I have been thinking a great deal about mercy these days. There is someone in my life who I am struggling to love authentically. In my mind, I have spoken words of mercy and from my lips it all sounds really great. But then the encounter comes and I am left in the dust by the reality of my resentment.

I found myself wanting to say to the person in a moment of reflection,  I forgive you. But then, haven’t I already said that? Why the need to repeat the statement?  The urge I have to mend this fence that I already believe mended might indeed be because the Lord is telling me it is still broken. What am I missing?

I had lunch with a priest friend today and we were speaking about the effects of sin. How when we sin we have the guilt and we have the punishment from that sin. As Catholics, when we go to confession, that guilt that has separated us from God is taken away. But the punishment remains. Hence purgatory is where we right our relationship with God. There has to be an effect. It makes sense right? When our kids do something wrong, we forgive them, but they are still grounded.

May we challenge ourselves to strive towards the virtue of being swiftly merciful and plead for our emotions to humbly follow.

I am thinking that mercy might have the same two parts. We say we forgive but we may still hang on to some resentment. Our hearts long to reconnect, but our humanity struggles with the ability to let go. We were meant for unity with each other and with Our God. We have let, as Venerable Arch Bishop  Fulton Sheen says,  “Mercy be an emotion, not a virtue. ” Yes, I think that is it. I have let mercy be a thing I do to make me feel better without the well being of the other truly at the forefront of my mind. But mercy isn’t about me. It can’t be. Mercy comes from Our Father above. Mercy is the formation of my heart seeking to right myself with God and with the one whom I have offended or who has offended me.  We must ask for it and strive for it in order to truly share it with others.

Colossians 3: 13 says “Bear with one another and, if anyone has a complaint against another, forgive each other; just as the Lord  has forgiven you, so you also must forgive.”

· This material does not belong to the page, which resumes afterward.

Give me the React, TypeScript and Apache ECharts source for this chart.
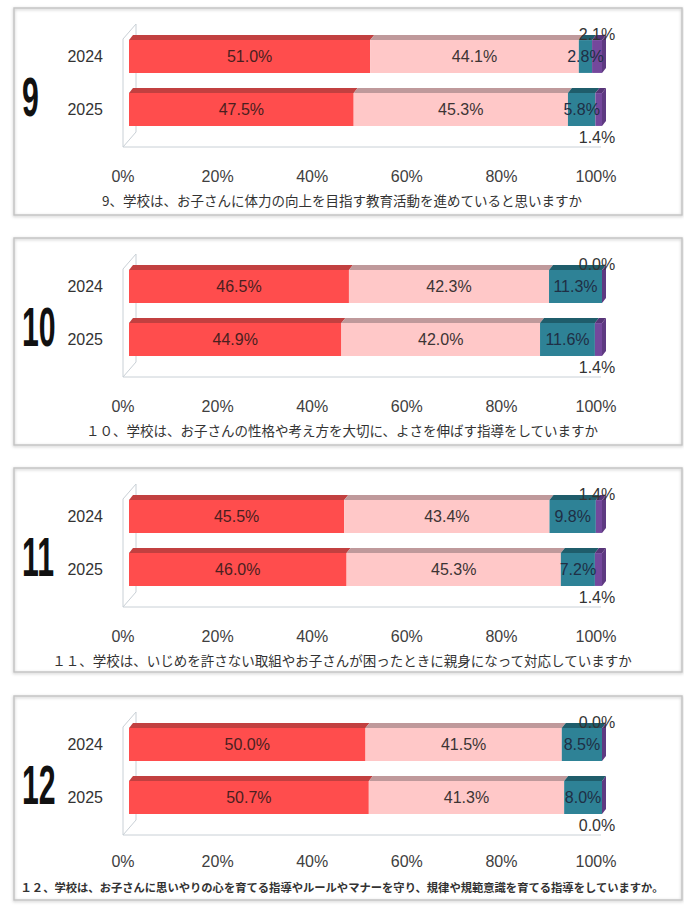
import React, { useEffect, useRef } from 'react';
import * as echarts from 'echarts';

// ---- data ----
const QUESTION_NUMBERS = ['9', '10', '11', '12'];
const YEARS = ['2024', '2025'];
const CAPTIONS = [
  '9、学校は、お子さんに体力の向上を目指す教育活動を進めていると思いますか',
  '１０、学校は、お子さんの性格や考え方を大切に、よさを伸ばす指導をしていますか',
  '１１、学校は、いじめを許さない取組やお子さんが困ったときに親身になって対応していますか',
  '１２、学校は、お子さんに思いやりの心を育てる指導やルールやマナーを守り、規律や規範意識を育てる指導をしていますか。',
];
// order of segments: [red, pink, teal, purple]
const Q9_2024 = [51.0, 44.1, 2.8, 2.1];
const Q9_2025 = [47.5, 45.3, 5.8, 1.4];
const Q10_2024 = [46.5, 42.3, 11.3, 0.0];
const Q10_2025 = [44.9, 42.0, 11.6, 1.4];
const Q11_2024 = [45.5, 43.4, 9.8, 1.4];
const Q11_2025 = [46.0, 45.3, 7.2, 1.4];
const Q12_2024 = [50.0, 41.5, 8.5, 0.0];
const Q12_2025 = [50.7, 41.3, 8.0, 0.0];
const PANELS = [
  [Q9_2024, Q9_2025],
  [Q10_2024, Q10_2025],
  [Q11_2024, Q11_2025],
  [Q12_2024, Q12_2025],
];
const X_MIN = 0;
const X_MAX = 100;
const X_INTERVAL = 20;

// ---- styles ----
const FRONT = ['#ff4d4d', '#ffc8c8', '#2e8296', '#74489c'];
const TOP = ['#c24040', '#bf999b', '#1f5d6b', '#563477'];
const SIDE = '#5e3a82';
const LABEL_COLORS = ['#4a1f1f', '#3c3434', '#1f2f45', '#333333'];
const FONT = "'Liberation Sans Narrow', 'Arial Narrow', 'Liberation Sans', sans-serif";
const PANEL_TOP = [0, 230, 460, 688];
const DX = 4;
const DY = 5;

function makeRenderItem() {
  return (params: any, api: any) => {
    const start = api.value(0);
    const end = api.value(1);
    const cat = api.value(2);
    const s = api.value(3);
    const v = api.value(4);
    const p0 = api.coord([start, cat]);
    const p1 = api.coord([end, cat]);
    const band = api.size([0, 1])[1];
    const h = band * 0.62;
    const yT = p0[1] - h / 2;
    const yB = p0[1] + h / 2;
    const x0 = p0[0];
    const x1 = p1[0];
    const children: any[] = [];
    children.push({
      type: 'rect',
      shape: { x: x0, y: yT, width: Math.max(0, x1 - x0), height: h },
      style: { fill: FRONT[s] },
    });
    if (x1 > x0) {
      children.push({
        type: 'polygon',
        shape: { points: [[x0, yT], [x1, yT], [x1 + DX, yT - DY], [x0 + DX, yT - DY]] },
        style: { fill: TOP[s] },
      });
    }
    if (s === 3) {
      children.push({
        type: 'polygon',
        shape: { points: [[x1, yT], [x1 + DX, yT - DY], [x1 + DX, yB - DY], [x1, yB]] },
        style: { fill: SIDE },
      });
    }
    const text = v.toFixed(1) + '%';
    let tx = (x0 + x1) / 2;
    let ty = (yT + yB) / 2;
    if (s === 3) {
      tx = x1 - 5;
      ty = cat === 0 ? yT - 6 : yB + 12;
    }
    children.push({
      type: 'text',
      z2: 100,
      style: {
        text,
        x: tx,
        y: ty,
        align: 'center',
        verticalAlign: 'middle',
        fontSize: 16,
        fontFamily: FONT,
        fill: LABEL_COLORS[s],
      },
    });
    return { type: 'group', children };
  };
}

export default function App() {
  const ref = useRef<HTMLDivElement>(null);
  useEffect(() => {
    document.body.style.margin = '0';
    if (!ref.current) return;
    const chart = echarts.init(ref.current, null, { renderer: 'svg' });

    const grids: any[] = [];
    const xAxes: any[] = [];
    const yAxes: any[] = [];
    const series: any[] = [];
    const titles: any[] = [];
    const graphics: any[] = [];

    PANELS.forEach((rows, k) => {
      const o = PANEL_TOP[k];
      grids.push({ left: 129, width: 473, top: o + 30, height: 106 });
      xAxes.push({
        gridIndex: k,
        type: 'value',
        min: X_MIN,
        max: X_MAX,
        interval: X_INTERVAL,
        axisLine: { show: false },
        axisTick: { show: false },
        splitLine: { show: false },
        axisLabel: {
          formatter: '{value}%',
          fontSize: 16,
          fontFamily: FONT,
          color: '#404040',
          margin: k === 3 ? 29 : 32,
          padding: [0, 12, 0, 0],
        },
      });
      yAxes.push({
        gridIndex: k,
        type: 'category',
        data: YEARS,
        inverse: true,
        axisLine: { show: false },
        axisTick: { show: false },
        axisLabel: {
          fontSize: 16,
          fontFamily: FONT,
          color: '#333333',
          margin: 26,
          padding: [17, 0, 0, 0],
        },
      });
      const data: any[] = [];
      for (let s = 0; s < 4; s++) {
        rows.forEach((vals, cat) => {
          let start = 0;
          for (let j = 0; j < s; j++) start += vals[j];
          const end = s === 3 ? 100 : start + vals[s];
          data.push([start, Math.min(end, 100), cat, s, vals[s]]);
        });
      }
      series.push({
        type: 'custom',
        xAxisIndex: k,
        yAxisIndex: k,
        renderItem: makeRenderItem(),
        data,
        encode: { x: [0, 1], y: 2 },
      });
      titles.push({
        text: CAPTIONS[k],
        left: 'center',
        top: o + (k === 3 ? 188 : 188),
        textStyle: {
          fontSize: k === 3 ? 11.3 : 13.5,
          fontWeight: k === 3 ? 'bold' : 'normal',
          color: '#333333',
          fontFamily: "'Noto Sans CJK JP', sans-serif",
        },
      });
      // panel box
      graphics.push({
        type: 'rect',
        shape: { x: 14, y: o + 8, width: 668, height: k >= 2 ? 204 : 207 },
        style: {
          fill: 'none',
          stroke: '#c4c4c4',
          lineWidth: 1.5,
          shadowBlur: 3,
          shadowColor: 'rgba(0,0,0,0.25)',
          shadowOffsetY: 1,
        },
        silent: true,
        z: -10,
      });
      // 3D wall & floor
      graphics.push({
        type: 'polyline',
        shape: {
          points: [
            [123, o + 147], [123, o + 39], [136, o + 24], [136, o + 132], [123, o + 147],
            [601, o + 147],
          ],
        },
        style: { fill: 'none', stroke: '#c9d0d6', lineWidth: 1 },
        silent: true,
        z: -5,
      });
      graphics.push({
        type: 'text',
        x: 22,
        y: o + 97,
        scaleX: 0.55,
        style: {
          text: QUESTION_NUMBERS[k],
          fontSize: 55,
          fontWeight: 'bold',
          fontFamily: "'Liberation Sans', Arial, sans-serif",
          fill: '#111111',
          align: 'left',
          verticalAlign: 'middle',
        },
      });
    });

    chart.setOption({
      animation: false,
      backgroundColor: '#ffffff',
      title: titles,
      grid: grids,
      xAxis: xAxes,
      yAxis: yAxes,
      series,
      graphic: graphics,
    });
    return () => chart.dispose();
  }, []);
  return <div ref={ref} style={{ width: 684, height: 906 }} />;
}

This thinking leads me to believe mercy requires forgiveness but it does not require renewed trust. To be merciful means that when we are offended, we are quick to forgive, but repeat offenders do not get off so easy with our hearts. Do they? God is around every corner, offering mercy throughout my day because I turn to Him and say, “Jesus, mercy ” or “Help me Lord, I just really messed that up.” And He does. Sometimes I imagine him shaking His head,  getting so tired of my ridiculous attempts and failings.  But I know that is not who He is. He is quick to forgive and slow to judgment. And so must we be.

Trust is earned, built up over time by respect and mutual understanding of each other’s ideas and goals. The challenge is to show mercy and true forgiveness for an offense – and continued offenses – even if the trust is absent.

In this Jubilee Year of Mercy, may we challenge ourselves to strive towards the virtue of being swiftly merciful and plead for our emotions to humbly follow.